As described, it would be one of the largest landscape-planning efforts undertaken by a timber company in a Western Washington county, noted James Reinhardsen, managing director of Heartland, a Seattle-based land-use planning consultant.
“We’re trying to avoid rural sprawl,” said Mike Pruett, vice president of land management and business development for Green Diamond. “We’re trying to cut that off at the pass.”
All of the 25,000-acre parcel is zoned by Mason County for rural residential development on five-, 10- and 20-acre lots.
Green Diamond owns some 177,000 acres of forestland in Mason County, but only the lands east of U.S. Highway 101 between Belfair and Kamilche are subject to the forest-conservation and rural-development plan.
The Trust for Public Lands, a national nonprofit conservation group, is partnering with Green Diamond to secure public and private funding to buy conservation easements on the 18,000 acres.
The conservation easements purchased by the land trust would allow Green Diamond to keep harvesting timber, but those easements also could lead to increased public access, trails and recreation on the working forests.

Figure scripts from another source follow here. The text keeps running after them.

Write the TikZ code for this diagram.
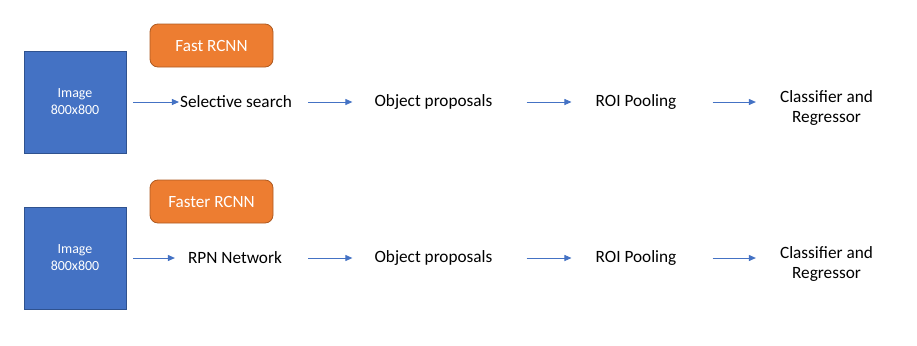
\documentclass[tikz,border=0pt]{standalone}
\usepackage{fontspec}
\setmainfont{Carlito}
\usetikzlibrary{arrows.meta}
\definecolor{boxblue}{HTML}{4472C4}
\definecolor{boxblueline}{HTML}{2F528F}
\definecolor{boxorange}{HTML}{ED7D31}
\definecolor{boxorangeline}{HTML}{AE5A21}
\tikzset{
  imgbox/.style={draw=boxblueline, line width=0.6bp, fill=boxblue, minimum width=102bp, minimum height=102bp, inner sep=0pt, text=white, font=\fontsize{14}{17}\selectfont, align=center},
  titlebox/.style={draw=boxorangeline, line width=0.8bp, fill=boxorange, rounded corners=8bp, minimum width=123bp, minimum height=43bp, inner sep=0pt, text=white, font=\fontsize{17.2}{20}\selectfont},
  stagetext/.style={inner sep=0pt, font=\fontsize{17.3}{21}\selectfont, align=center},
  flow/.style={draw=boxblue, line width=0.9bp, -{Triangle[length=7bp,width=6bp]}}
}
\begin{document}
\begin{tikzpicture}[x=1bp,y=-1bp]
\useasboundingbox (0,0) rectangle (917,345);
% row 1
\node[imgbox] (img1) at (75,102) {Image\\800x800};
\node[titlebox] (t1) at (211.5,45.5) {Fast RCNN};
\node[stagetext] (sel) at (236,102) {Selective search};
\node[stagetext] (obj1) at (433.5,102) {Object proposals};
\node[stagetext] (roi1) at (636,102) {ROI Pooling};
\node[stagetext] (cls1) at (826.5,108) {Classifier and\\Regressor};
\draw[flow, shorten <=7bp, shorten >=1bp] (img1.east) -- (sel.west);
\draw[flow, shorten <=16bp, shorten >=22bp] (sel.east) -- (obj1.west);
\draw[flow, shorten <=34bp, shorten >=24bp] (obj1.east) -- (roi1.west);
\draw[flow, shorten <=36bp, shorten >=24bp] (roi1.east) -- (roi1.east -| cls1.west);
% row 2
\node[imgbox] (img2) at (75,258) {Image\\800x800};
\node[titlebox] (t2) at (211.5,201.5) {Faster RCNN};
\node[stagetext] (rpn) at (235,258) {RPN Network};
\node[stagetext] (obj2) at (433.5,258) {Object proposals};
\node[stagetext] (roi2) at (636,258) {ROI Pooling};
\node[stagetext] (cls2) at (826.5,264) {Classifier and\\Regressor};
\draw[flow, shorten <=7bp, shorten >=13bp] (img2.east) -- (rpn.west);
\draw[flow, shorten <=26bp, shorten >=22bp] (rpn.east) -- (obj2.west);
\draw[flow, shorten <=34bp, shorten >=24bp] (obj2.east) -- (roi2.west);
\draw[flow, shorten <=36bp, shorten >=24bp] (roi2.east) -- (roi2.east -| cls2.west);
\end{tikzpicture}
\end{document}
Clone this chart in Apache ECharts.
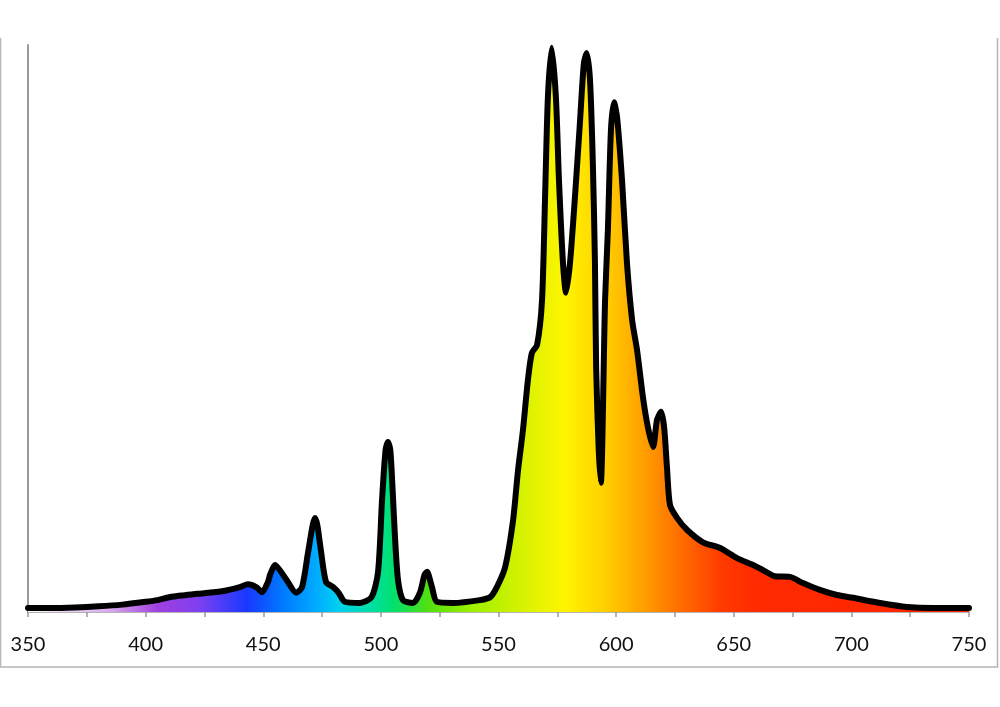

“Conserving working forests is right up our alley,” said John Hoey, state program manager for the Trust for Public Lands.
Green Diamond is a privately held company that has operated for 120 years in Mason County. It owns some 320,000 acres of forestland in Western Washington.
Green Diamond and the Trust for Public Land officials are meeting with South Sound tribes, local governments, citizen groups and economic-development interests to explain their proposal, which will be refined and developed further over the next several months.